• DO THIS
What are the lines from the one with "Output the LaTeX" through the one with "(0,0) rectangle (1146,403);", inclusive? Output them exactly, and leave out the pictures.

++++++

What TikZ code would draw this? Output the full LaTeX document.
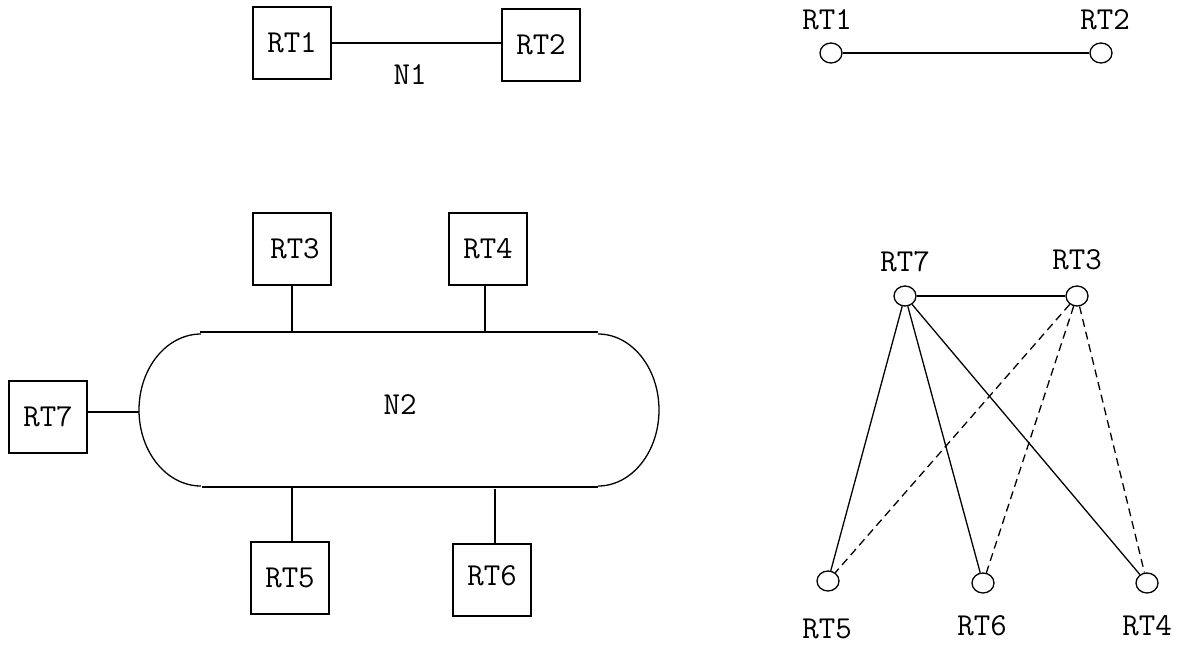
\documentclass[tikz,border=0pt]{standalone}
\usepackage{fontspec}
\usepackage{tikz}
\usetikzlibrary{positioning,shapes.geometric}

\begin{document}
\begin{tikzpicture}[x=1pt,y=-1pt,line width=1.3pt,
	rtbox/.style={draw,minimum width=78pt,minimum height=72pt,inner sep=0pt},
	vtx/.style={draw,ellipse,minimum width=22pt,minimum height=20pt,inner sep=0pt},
	lbl/.style={inner sep=0pt},
	lnk/.style={dash pattern=on 8pt off 5pt},
	font=\ttfamily\fontsize{32}{34}\selectfont]
	\useasboundingbox (0,0) rectangle (1177,645);
	% network N1
	\node[rtbox] (rt1) at (292,43) {RT1};
	\node[rtbox] (rt2) at (541,45) {RT2};
	\draw (rt1.east) -- (rt1.east -| rt2.west);
	\node[lbl] (n1) at (410,75) {N1};
	% network N2
	\node[rtbox] (rt3) at (292,249) {\hspace{6pt}RT3};
	\node[rtbox] (rt4) at (488,249) {RT4};
	\node[rtbox] (rt7) at (48,417) {RT7};
	\node[rtbox] (rt5) at (290,578) {RT5\hspace{6pt}};
	\node[rtbox] (rt6) at (492,580) {\raisebox{8pt}{RT6}};
	\node[lbl] (n2) at (400,405) {N2};
	\draw (200,332) -- (598,332);
	\draw (202,487) -- (598,487);
	\draw (201,334) arc[start angle=270,end angle=90,x radius=62,y radius=76];
	\draw (598,334) arc[start angle=270,end angle=450,x radius=61,y radius=76];
	\coordinate (b3) at (292,332);
	\coordinate (b4) at (485,332);
	\coordinate (b7) at (139,412);
	\coordinate (b5) at (292,487);
	\coordinate (b6) at (495,489);
	\draw (rt3.south -| b3) -- (b3);
	\draw (rt4.south -| b4) -- (b4);
	\draw (rt7.east |- b7) -- (b7);
	\draw (rt5.north -| b5) -- (b5);
	\draw (rt6.north -| b6) -- (b6);
	% graph of N1
	\node[vtx] (g1) at (831,53) {};
	\node[vtx] (g2) at (1101,53) {};
	\node[lbl] (l1) at (827,20) {RT1};
	\node[lbl] (l2) at (1105,20) {RT2};
	\draw (g1) -- (g2);
	% graph of N2
	\node[vtx] (g7) at (905,296) {};
	\node[vtx] (g3) at (1077,296) {};
	\node[vtx] (g5) at (828,581) {};
	\node[vtx] (g6) at (983,583) {};
	\node[vtx] (g4) at (1147,583) {};
	\node[lbl] (l7) at (905,262) {RT7};
	\node[lbl] (l3) at (1077,260) {RT3};
	\node[lbl] (l5) at (827,629) {RT5};
	\node[lbl] (l6) at (982,626) {RT6};
	\node[lbl] (l4) at (1147,626) {RT4};
	\draw (g7) -- (g3);
	\foreach \i in {5,6,4}{
		\draw (g7) -- (g\i);
		\draw[lnk] (g3) -- (g\i);
	}
\end{tikzpicture}
\end{document}
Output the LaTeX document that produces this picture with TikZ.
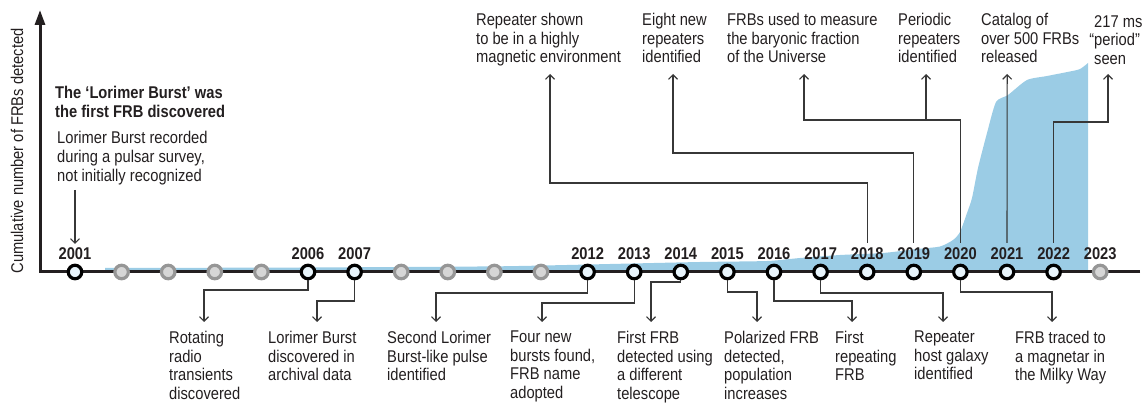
\documentclass[tikz,border=0pt]{standalone}
\usepackage{fontspec}
\setmainfont{Liberation Sans}[FakeStretch=0.865]
\usetikzlibrary{arrows.meta,calc}
\definecolor{frbblue}{RGB}{155,204,229}
\definecolor{ink}{RGB}{35,31,32}
\definecolor{conncol}{RGB}{55,55,55}
\definecolor{dotfill}{RGB}{232,244,251}
\definecolor{graystroke}{RGB}{150,150,150}
\definecolor{grayfill}{RGB}{214,214,214}
\begin{document}
\begin{tikzpicture}[x=1pt,y=-1pt,
  txt/.style={font=\fontsize{17}{18.5}\selectfont, text=ink, align=left, anchor=north west, inner sep=0pt},
  headtxt/.style={txt, font=\bfseries\fontsize{17}{19}\selectfont},
  yr/.style={font=\bfseries\fontsize{17}{18}\selectfont, text=ink, anchor=base, inner sep=0pt},
  yeardot/.style={circle, draw=black, line width=3.2pt, fill=dotfill, minimum size=13.5pt, inner sep=0pt},
  graydot/.style={yeardot, draw=graystroke, fill=grayfill},
  conn/.style={draw=conncol, line width=1.1pt, -{Straight Barb[length=4.5pt,width=9pt]}},
  axisline/.style={line width=3pt, draw=ink}]
\useasboundingbox (0,0) rectangle (1146,403);

% cumulative area
\fill[frbblue] (105,272) -- plot[smooth,tension=0.4] coordinates {(105,268) (200,267.8) (300,267.5) (400,267) (500,266.3) (567,265) (610,264) (700,262) (767,261) (800,258) (840,255) (883,253) (917,249) (940,246.5) (953,240) (960,232) (967,213) (972,198) (978,168) (987,133) (996,102) (1008,95) (1027,80) (1047,76) (1077,70) (1083,67) (1088,63)} -- (1088,272) -- cycle;

% axes
\coordinate (O) at (40,272);
\coordinate (Xend) at (1140,272);
\coordinate (Ytop) at (40,10);
\draw[axisline, -{Triangle[length=15pt,width=10pt]}] (Xend) -- (O) -- (Ytop);
\node[font=\fontsize{17}{18}\selectfont, text=ink, rotate=90, inner sep=0pt] (ylab) at (17,151) {Cumulative number of FRBs detected};

% year dots
\foreach \yy in {2002,2003,2004,2005,2008,2009,2010,2011,2023} {
  \node[graydot] (c\yy) at ({75+46.6*(\yy-2001)},272) {};
}
\foreach \yy in {2001,2006,2007,2012,2013,2014,2015,2016,2017,2018,2019,2020,2021,2022} {
  \node[yeardot] (c\yy) at ({75+46.6*(\yy-2001)},272) {};
}
\foreach \yy in {2001,2006,2007,2012,2013,2014,2015,2016,2017,2018,2019,2020,2021,2022,2023} {
  \node[yr] (y\yy) at ({75+46.6*(\yy-2001)},260) {\yy};
}

% left annotation
\node[headtxt] (h01) at (55,86) {The ‘Lorimer Burst’ was\\the first FRB discovered};
\node[txt, font=\fontsize{17}{19}\selectfont] (l01) at (57,131) {Lorimer Burst recorded\\during a pulsar survey,\\not initially recognized};
\coordinate (la) at (75,190);
\draw[conn] (la) -- ([yshift=4pt]y2001.north);

% bottom annotations
\node[txt] (b06) at (169,331) {Rotating\\radio\\transients\\discovered};
\node[txt] (b07) at (268,331) {Lorimer Burst\\discovered in\\archival data};
\node[txt] (b12) at (387,331) {Second Lorimer\\Burst-like pulse\\identified};
\node[txt] (b13) at (510,331) {Four new\\bursts found,\\FRB name\\adopted};
\node[txt] (b14) at (617,331) {First FRB\\detected using\\a different\\telescope};
\node[txt] (b15) at (724,331) {Polarized FRB\\detected,\\population\\increases};
\node[txt] (b16) at (835,331) {First\\repeating\\FRB};
\node[txt] (b17) at (914,331) {Repeater\\host galaxy\\identified};
\node[txt] (b20) at (1015,331) {FRB traced to\\a magnetar in\\the Milky Way};

\coordinate (k06) at (204,290);  \coordinate (a06) at (204,322);
\coordinate (k07) at (317,301);  \coordinate (a07) at (317,322);
\coordinate (k12) at (436,293);  \coordinate (a12) at (436,322);
\coordinate (k13) at (542,303);  \coordinate (a13) at (542,322);
\coordinate (k14) at (651,282);  \coordinate (a14) at (651,322);
\coordinate (k15) at (757,292);  \coordinate (a15) at (757,322);
\coordinate (k16) at (852,301);  \coordinate (a16) at (852,322);
\coordinate (k17) at (943,293);  \coordinate (a17) at (943,322);
\coordinate (k20) at (1052,292); \coordinate (a20) at (1052,322);

\draw[conn] (c2006.south) |- (k06) -- (a06);
\draw[conn] (c2007.south) |- (k07) -- (a07);
\draw[conn] (c2012.south) |- (k12) -- (a12);
\draw[conn] (c2013.south) |- (k13) -- (a13);
\draw[conn] (c2014.south) |- (k14) -- (a14);
\draw[conn] (c2015.south) |- (k15) -- (a15);
\draw[conn] (c2016.south) |- (k16) -- (a16);
\draw[conn] (c2017.south) |- (k17) -- (a17);
\draw[conn] (c2020.south) |- (k20) -- (a20);

% top annotations
\node[txt] (t18) at (476,13) {Repeater shown\\to be in a highly\\magnetic environment};
\node[txt] (t19) at (642,13) {Eight new\\repeaters\\identified};
\node[txt] (t20a) at (727,13) {FRBs used to measure\\the baryonic fraction\\of the Universe};
\node[txt] (t20b) at (898,13) {Periodic\\repeaters\\identified};
\node[txt] (t21) at (981,13) {Catalog of\\over 500 FRBs\\released};
\node[txt] (t22) at (1094,15) {217 ms\\\llap{“}period”\\seen};

\coordinate (u18) at (550,183);  \coordinate (p18) at (550,74);
\coordinate (u19) at (673,153);  \coordinate (p19) at (673,74);
\coordinate (u20) at (804,120);  \coordinate (p20a) at (804,74);
\coordinate (j20) at (926,120);  \coordinate (p20b) at (926,74);
\coordinate (p21) at (1007.2,74);
\coordinate (u22) at (1108,122); \coordinate (p22) at (1108,74);

\draw[conn] ([yshift=5pt]y2018.north) |- (u18) -- (p18);
\draw[conn] ([yshift=5pt]y2019.north) |- (u19) -- (p19);
\draw[conn] ([yshift=5pt]y2020.north) |- (u20) -- (p20a);
\draw[conn] (j20) -- (p20b);
\draw[conn] ([yshift=5pt]y2021.north) -- (p21);
\draw[conn] ([yshift=5pt]y2022.north) |- (u22) -- (p22);
\end{tikzpicture}
\end{document}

++++++

• SOLUTION TO THE PROBLEM
Output the LaTeX document that produces this picture with TikZ.
\documentclass[tikz,border=0pt]{standalone}
\usepackage{fontspec}
\setmainfont{Liberation Sans}[FakeStretch=0.865]
\usetikzlibrary{arrows.meta,calc}
\definecolor{frbblue}{RGB}{155,204,229}
\definecolor{ink}{RGB}{35,31,32}
\definecolor{conncol}{RGB}{55,55,55}
\definecolor{dotfill}{RGB}{232,244,251}
\definecolor{graystroke}{RGB}{150,150,150}
\definecolor{grayfill}{RGB}{214,214,214}
\begin{document}
\begin{tikzpicture}[x=1pt,y=-1pt,
  txt/.style={font=\fontsize{17}{18.5}\selectfont, text=ink, align=left, anchor=north west, inner sep=0pt},
  headtxt/.style={txt, font=\bfseries\fontsize{17}{19}\selectfont},
  yr/.style={font=\bfseries\fontsize{17}{18}\selectfont, text=ink, anchor=base, inner sep=0pt},
  yeardot/.style={circle, draw=black, line width=3.2pt, fill=dotfill, minimum size=13.5pt, inner sep=0pt},
  graydot/.style={yeardot, draw=graystroke, fill=grayfill},
  conn/.style={draw=conncol, line width=1.1pt, -{Straight Barb[length=4.5pt,width=9pt]}},
  axisline/.style={line width=3pt, draw=ink}]
\useasboundingbox (0,0) rectangle (1146,403);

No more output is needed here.